GIVEN INSTRUCTION: Your task is to repeat only the lines from the one with "What matplotlib code" through the one with "from matplotlib.patches import FancyBboxPatch", exactly as they stand, both ends included.

DATA PROVIDED:
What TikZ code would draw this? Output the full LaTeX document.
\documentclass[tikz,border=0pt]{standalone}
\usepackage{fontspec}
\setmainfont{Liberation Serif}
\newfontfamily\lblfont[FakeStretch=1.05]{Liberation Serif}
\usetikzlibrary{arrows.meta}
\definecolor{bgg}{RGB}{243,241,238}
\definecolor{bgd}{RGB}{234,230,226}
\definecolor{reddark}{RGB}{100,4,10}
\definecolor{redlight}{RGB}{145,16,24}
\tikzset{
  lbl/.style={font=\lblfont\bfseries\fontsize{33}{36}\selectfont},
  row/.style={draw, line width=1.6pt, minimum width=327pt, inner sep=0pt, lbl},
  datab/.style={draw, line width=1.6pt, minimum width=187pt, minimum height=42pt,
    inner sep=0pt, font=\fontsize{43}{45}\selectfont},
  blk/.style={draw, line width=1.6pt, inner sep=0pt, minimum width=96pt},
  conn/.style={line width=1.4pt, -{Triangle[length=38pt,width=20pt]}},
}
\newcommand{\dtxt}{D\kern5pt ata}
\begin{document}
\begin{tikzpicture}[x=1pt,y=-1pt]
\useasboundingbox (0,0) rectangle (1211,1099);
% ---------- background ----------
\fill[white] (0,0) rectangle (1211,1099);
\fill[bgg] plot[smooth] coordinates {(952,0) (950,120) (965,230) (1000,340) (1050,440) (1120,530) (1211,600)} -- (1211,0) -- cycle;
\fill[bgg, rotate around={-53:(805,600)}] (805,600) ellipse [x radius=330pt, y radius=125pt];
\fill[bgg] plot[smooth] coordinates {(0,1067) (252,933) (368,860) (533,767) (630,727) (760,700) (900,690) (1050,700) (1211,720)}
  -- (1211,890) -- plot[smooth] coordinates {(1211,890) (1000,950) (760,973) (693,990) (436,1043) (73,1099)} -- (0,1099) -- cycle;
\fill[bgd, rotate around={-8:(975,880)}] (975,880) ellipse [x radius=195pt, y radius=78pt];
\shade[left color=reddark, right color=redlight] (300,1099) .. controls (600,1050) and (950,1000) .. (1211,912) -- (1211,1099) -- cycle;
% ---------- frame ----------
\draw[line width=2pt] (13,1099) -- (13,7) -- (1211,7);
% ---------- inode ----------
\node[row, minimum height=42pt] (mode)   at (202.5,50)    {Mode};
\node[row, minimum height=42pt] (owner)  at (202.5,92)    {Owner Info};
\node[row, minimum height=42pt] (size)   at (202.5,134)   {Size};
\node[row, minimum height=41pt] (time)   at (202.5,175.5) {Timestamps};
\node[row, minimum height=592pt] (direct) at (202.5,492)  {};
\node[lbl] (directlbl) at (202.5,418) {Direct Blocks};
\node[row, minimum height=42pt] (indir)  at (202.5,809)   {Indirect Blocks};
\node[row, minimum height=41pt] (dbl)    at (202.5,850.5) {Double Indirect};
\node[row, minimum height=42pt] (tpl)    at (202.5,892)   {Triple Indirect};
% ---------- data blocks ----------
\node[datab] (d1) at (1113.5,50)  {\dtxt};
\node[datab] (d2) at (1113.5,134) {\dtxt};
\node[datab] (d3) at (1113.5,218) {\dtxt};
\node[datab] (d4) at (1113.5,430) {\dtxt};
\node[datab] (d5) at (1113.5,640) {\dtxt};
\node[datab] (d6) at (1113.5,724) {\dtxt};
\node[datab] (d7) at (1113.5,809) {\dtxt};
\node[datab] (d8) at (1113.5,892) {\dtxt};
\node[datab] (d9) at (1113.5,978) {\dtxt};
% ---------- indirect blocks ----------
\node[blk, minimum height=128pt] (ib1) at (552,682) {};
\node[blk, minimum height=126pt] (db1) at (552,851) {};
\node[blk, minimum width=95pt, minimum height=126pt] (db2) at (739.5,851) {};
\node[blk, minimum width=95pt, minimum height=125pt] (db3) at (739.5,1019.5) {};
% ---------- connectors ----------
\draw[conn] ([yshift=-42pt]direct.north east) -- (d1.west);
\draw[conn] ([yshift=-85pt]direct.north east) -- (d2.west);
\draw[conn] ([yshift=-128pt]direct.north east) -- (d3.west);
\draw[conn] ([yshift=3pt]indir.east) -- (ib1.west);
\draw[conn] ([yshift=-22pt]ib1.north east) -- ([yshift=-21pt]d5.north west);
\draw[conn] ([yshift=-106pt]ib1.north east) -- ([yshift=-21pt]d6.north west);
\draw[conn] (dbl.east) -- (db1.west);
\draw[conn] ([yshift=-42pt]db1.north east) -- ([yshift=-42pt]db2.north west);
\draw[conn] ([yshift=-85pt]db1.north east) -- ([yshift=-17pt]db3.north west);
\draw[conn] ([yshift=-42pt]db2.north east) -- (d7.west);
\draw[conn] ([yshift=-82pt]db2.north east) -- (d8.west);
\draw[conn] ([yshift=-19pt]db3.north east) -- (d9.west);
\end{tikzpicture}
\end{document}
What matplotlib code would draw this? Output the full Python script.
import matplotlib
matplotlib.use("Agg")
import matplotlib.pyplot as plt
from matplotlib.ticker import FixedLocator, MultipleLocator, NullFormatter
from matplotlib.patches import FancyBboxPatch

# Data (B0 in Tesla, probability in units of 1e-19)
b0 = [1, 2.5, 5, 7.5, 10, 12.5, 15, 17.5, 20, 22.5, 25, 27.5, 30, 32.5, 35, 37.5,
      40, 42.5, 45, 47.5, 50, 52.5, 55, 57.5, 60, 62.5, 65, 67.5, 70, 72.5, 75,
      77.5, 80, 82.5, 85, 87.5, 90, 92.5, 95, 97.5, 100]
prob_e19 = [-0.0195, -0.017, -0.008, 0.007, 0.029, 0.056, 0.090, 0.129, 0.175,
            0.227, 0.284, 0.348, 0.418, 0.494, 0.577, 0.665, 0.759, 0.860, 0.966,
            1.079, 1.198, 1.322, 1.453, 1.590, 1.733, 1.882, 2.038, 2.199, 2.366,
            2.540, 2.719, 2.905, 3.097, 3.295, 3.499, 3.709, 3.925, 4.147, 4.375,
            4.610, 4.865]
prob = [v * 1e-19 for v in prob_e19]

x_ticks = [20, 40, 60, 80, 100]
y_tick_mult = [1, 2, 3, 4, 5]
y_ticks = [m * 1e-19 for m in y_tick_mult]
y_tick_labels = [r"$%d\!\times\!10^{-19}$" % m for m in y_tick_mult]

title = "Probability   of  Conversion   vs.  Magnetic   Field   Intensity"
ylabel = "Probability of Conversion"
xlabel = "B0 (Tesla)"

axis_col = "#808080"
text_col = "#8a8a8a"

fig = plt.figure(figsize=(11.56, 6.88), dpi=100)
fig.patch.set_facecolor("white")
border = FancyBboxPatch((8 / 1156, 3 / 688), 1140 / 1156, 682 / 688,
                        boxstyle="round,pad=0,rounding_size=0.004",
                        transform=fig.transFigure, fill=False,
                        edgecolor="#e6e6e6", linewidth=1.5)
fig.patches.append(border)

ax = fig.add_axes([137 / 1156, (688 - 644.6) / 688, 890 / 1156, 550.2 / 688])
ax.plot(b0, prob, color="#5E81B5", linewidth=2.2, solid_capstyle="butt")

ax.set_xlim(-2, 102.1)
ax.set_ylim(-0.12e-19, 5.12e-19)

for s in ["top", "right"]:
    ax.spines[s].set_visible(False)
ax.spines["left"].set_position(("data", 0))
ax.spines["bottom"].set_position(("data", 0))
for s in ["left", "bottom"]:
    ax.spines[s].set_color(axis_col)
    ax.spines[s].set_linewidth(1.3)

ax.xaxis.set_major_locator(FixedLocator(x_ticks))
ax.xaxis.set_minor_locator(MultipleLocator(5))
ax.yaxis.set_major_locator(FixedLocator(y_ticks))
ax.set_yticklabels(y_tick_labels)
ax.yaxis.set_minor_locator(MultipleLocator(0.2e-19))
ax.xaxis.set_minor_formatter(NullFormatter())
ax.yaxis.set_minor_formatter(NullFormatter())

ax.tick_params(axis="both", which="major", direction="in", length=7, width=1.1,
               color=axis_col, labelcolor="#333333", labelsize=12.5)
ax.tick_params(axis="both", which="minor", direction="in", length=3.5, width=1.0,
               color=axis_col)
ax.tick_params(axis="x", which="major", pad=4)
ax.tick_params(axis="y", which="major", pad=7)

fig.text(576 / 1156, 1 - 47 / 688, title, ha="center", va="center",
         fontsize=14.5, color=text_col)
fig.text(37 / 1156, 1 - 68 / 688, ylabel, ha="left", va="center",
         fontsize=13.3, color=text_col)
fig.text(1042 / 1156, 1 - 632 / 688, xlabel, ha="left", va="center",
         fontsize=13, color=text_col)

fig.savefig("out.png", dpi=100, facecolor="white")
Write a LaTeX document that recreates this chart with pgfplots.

FINAL RESULT:
What matplotlib code would draw this? Output the full Python script.
import matplotlib
matplotlib.use("Agg")
import matplotlib.pyplot as plt
from matplotlib.ticker import FixedLocator, MultipleLocator, NullFormatter
from matplotlib.patches import FancyBboxPatch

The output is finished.